Secretary-General of the World Meteorological Organization, Petteri Taalas said that there are “two areas globally which have been exposed to more dramatic climate change than other parts of the world – the Middle East and Antarctica.”

Taalas also wanted that the growth of population of Africa and the climate change effects will also impact the region negatively.

“This will for sure lead to major displacement and crises, and perhaps also refugee crises,” he said.

In the 1970s, the world averaged about 711 weather disasters a year, but from 2000 to 2009 that was up to 3,536 a year or nearly 10 a day, according to the report, which used data from the Centre for Research on the Epidemiology of Disasters in Belgium.

The average number of yearly disasters dropped a bit in the 2010s to 3,165, the report said.

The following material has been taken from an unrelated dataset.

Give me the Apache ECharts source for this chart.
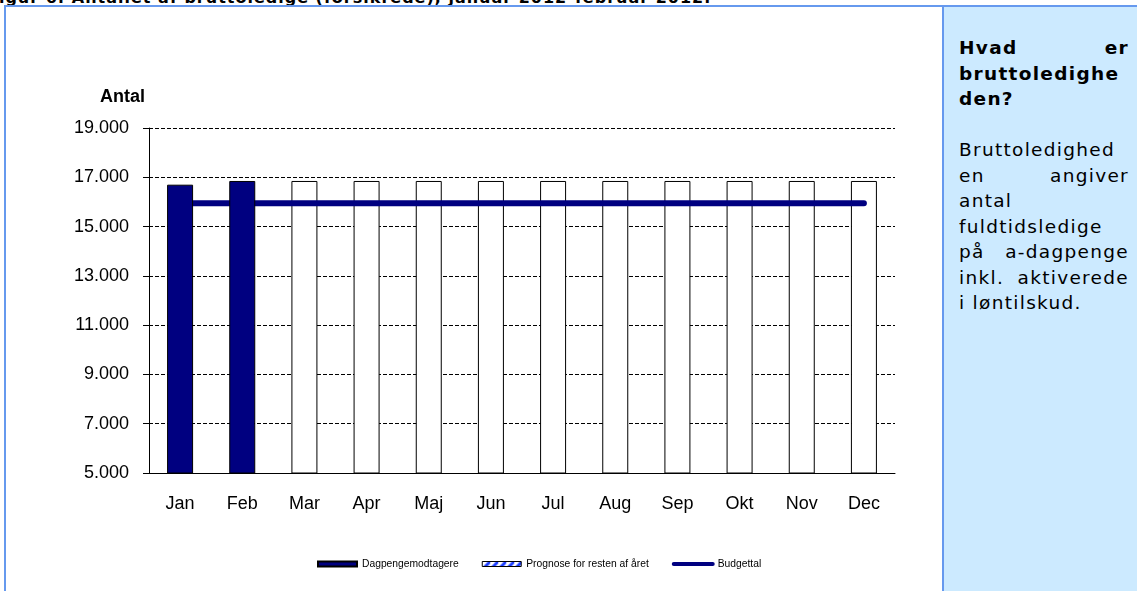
<!DOCTYPE html>
<html>
<head>
<meta charset="utf-8">
<script src="https://cdn.jsdelivr.net/npm/echarts@6/dist/echarts.min.js"></script>
<style>
  body { margin: 0; width: 1137px; height: 591px; overflow: hidden; background: #fff; position: relative; }
  .Caption {
    position: absolute; left: -13px; top: -12px; white-space: nowrap;
    font: bold 16px 'DejaVu Sans', sans-serif; letter-spacing: 1px; color: #000;
  }
  .FrameTop { position: absolute; left: 4px; top: 5px; width: 1133px; height: 2px; background: #6699ee; }
  .FrameLeft { position: absolute; left: 4px; top: 5px; width: 2px; height: 586px; background: #6699ee; }
  .SidePanel {
    position: absolute; left: 942px; top: 7px; width: 195px; height: 584px;
    background: #cceaff; border-left: 2px solid #6699ee;
  }
  .SideText {
    position: absolute; left: 15px; top: 28px; width: 170px;
    font: 18.5px 'DejaVu Sans', sans-serif; line-height: 25.5px; letter-spacing: 1.3px; color: #000;
  }
  .SideText .b { font-weight: bold; }
  .SideText .j { text-align: justify; text-align-last: justify; }
  #BruttoChart { position: absolute; left: 0; top: 0; width: 942px; height: 591px; }
</style>
</head>
<body>
<div class="Caption">Figur 6: Antallet af bruttoledige (forsikrede), januar 2012-februar 2012.</div>
<div id="BruttoChart"></div>
<div class="FrameTop"></div>
<div class="FrameLeft"></div>
<div class="SidePanel">
  <div class="SideText">
    <div class="b j">Hvad er</div>
    <div class="b">bruttoledighe</div>
    <div class="b">den?</div>
    <div>&nbsp;</div>
    <div>Bruttoledighed</div>
    <div class="j">en angiver</div>
    <div>antal</div>
    <div>fuldtidsledige</div>
    <div class="j">på a-dagpenge</div>
    <div class="j">inkl. aktiverede</div>
    <div>i løntilskud.</div>
  </div>
</div>
<script>
const categories = ['Jan', 'Feb', 'Mar', 'Apr', 'Maj', 'Jun', 'Jul', 'Aug', 'Sep', 'Okt', 'Nov', 'Dec']
const dagpengeData = [16700, 16850, null, null, null, null, null, null, null, null, null, null]
const prognoseData = [null, null, 16850, 16850, 16850, 16850, 16850, 16850, 16850, 16850, 16850, 16850]
const budgetData = [15950, 15950, 15950, 15950, 15950, 15950, 15950, 15950, 15950, 15950, 15950, 15950]

const fmtThousands = (v) => String(v).replace(/\B(?=(\d{3})+(?!\d))/g, '.')

// striped pattern for the prognose legend icon
const makeStripes = () => {
  const c = document.createElement('canvas')
  c.width = 8
  c.height = 8
  const ctx = c.getContext('2d')
  ctx.fillStyle = '#ffffff'
  ctx.fillRect(0, 0, 8, 8)
  ctx.strokeStyle = '#1a3cff'
  ctx.lineWidth = 3
  ctx.beginPath()
  ctx.moveTo(-2, 10); ctx.lineTo(10, -2)
  ctx.moveTo(6, 10); ctx.lineTo(14, 2)
  ctx.stroke()
  return c
}

const font = "'Liberation Sans', Arial, sans-serif"
const chart = echarts.init(document.getElementById('BruttoChart'))
chart.setOption({
  animation: false,
  grid: { left: 149, right: 47, top: 128, bottom: 118 },
  legend: {
    left: 317,
    top: 559,
    padding: 0,
    itemGap: 23,
    itemWidth: 39,
    itemHeight: 5,
    textStyle: { fontFamily: font, fontSize: 10.3, color: '#000' },
    data: [
      { name: 'Dagpengemodtagere', icon: 'rect' },
      { name: 'Prognose for resten af året', icon: 'rect',
        itemStyle: { color: { image: makeStripes(), repeat: 'repeat' }, borderColor: '#000', borderWidth: 1 } },
      { name: 'Budgettal', lineStyle: { width: 4 } }
    ]
  },
  xAxis: {
    type: 'category',
    data: categories,
    axisLine: { lineStyle: { color: '#000', width: 1 } },
    axisTick: { length: 5, lineStyle: { color: '#000' } },
    axisLabel: { color: '#000', fontFamily: font, fontSize: 18, margin: 22 }
  },
  yAxis: {
    type: 'value',
    min: 5000,
    max: 19000,
    interval: 2000,
    name: 'Antal',
    nameLocation: 'end',
    nameGap: 22,
    nameTextStyle: { color: '#000', fontFamily: font, fontSize: 18, fontWeight: 'bold', align: 'right', padding: [0, 4, 0, 0] },
    axisLine: { show: true, lineStyle: { color: '#000', width: 1 } },
    axisTick: { show: true, length: 6, lineStyle: { color: '#000' } },
    axisLabel: { color: '#000', fontFamily: font, fontSize: 18, margin: 20, formatter: fmtThousands },
    splitLine: { lineStyle: { color: '#000', type: [4, 2], width: 1 } }
  },
  series: [
    {
      name: 'Dagpengemodtagere',
      type: 'bar',
      data: dagpengeData,
      barWidth: 26,
      barGap: '-100%',
      z: 4,
      itemStyle: { color: '#000080', borderColor: '#000', borderWidth: 1 }
    },
    {
      name: 'Prognose for resten af året',
      type: 'bar',
      data: prognoseData,
      barWidth: 26,
      z: 2,
      itemStyle: { color: '#ffffff', borderColor: '#000', borderWidth: 1 }
    },
    {
      name: 'Budgettal',
      type: 'line',
      data: budgetData,
      symbol: 'none',
      z: 3,
      lineStyle: { color: '#000080', width: 6, cap: 'round' },
      itemStyle: { color: '#000080' }
    }
  ]
})
</script>
</body>
</html>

Most death and damage during 50 years of weather disasters came from storms, flooding and drought.

More than 90% of the more than 2 million deaths are in what the U.N. considers developing nations, while nearly 60% of the economic damage occurred in richer countries.

In the 1970s, weather disasters cost about $175 million a year globally, when adjusted to 2019 dollars, the U.N. found.

That increased to $1.38 billion a year in the 2010s.

The five most expensive weather disasters since 1970 were all storms in the United States, topped by 2005’s Hurricane Katrina.

The five deadliest weather disasters were in Africa and Asia – topped by the Ethiopian drought and famine in the mid 1980s and Cyclone Bhola in Bangladesh in 1970.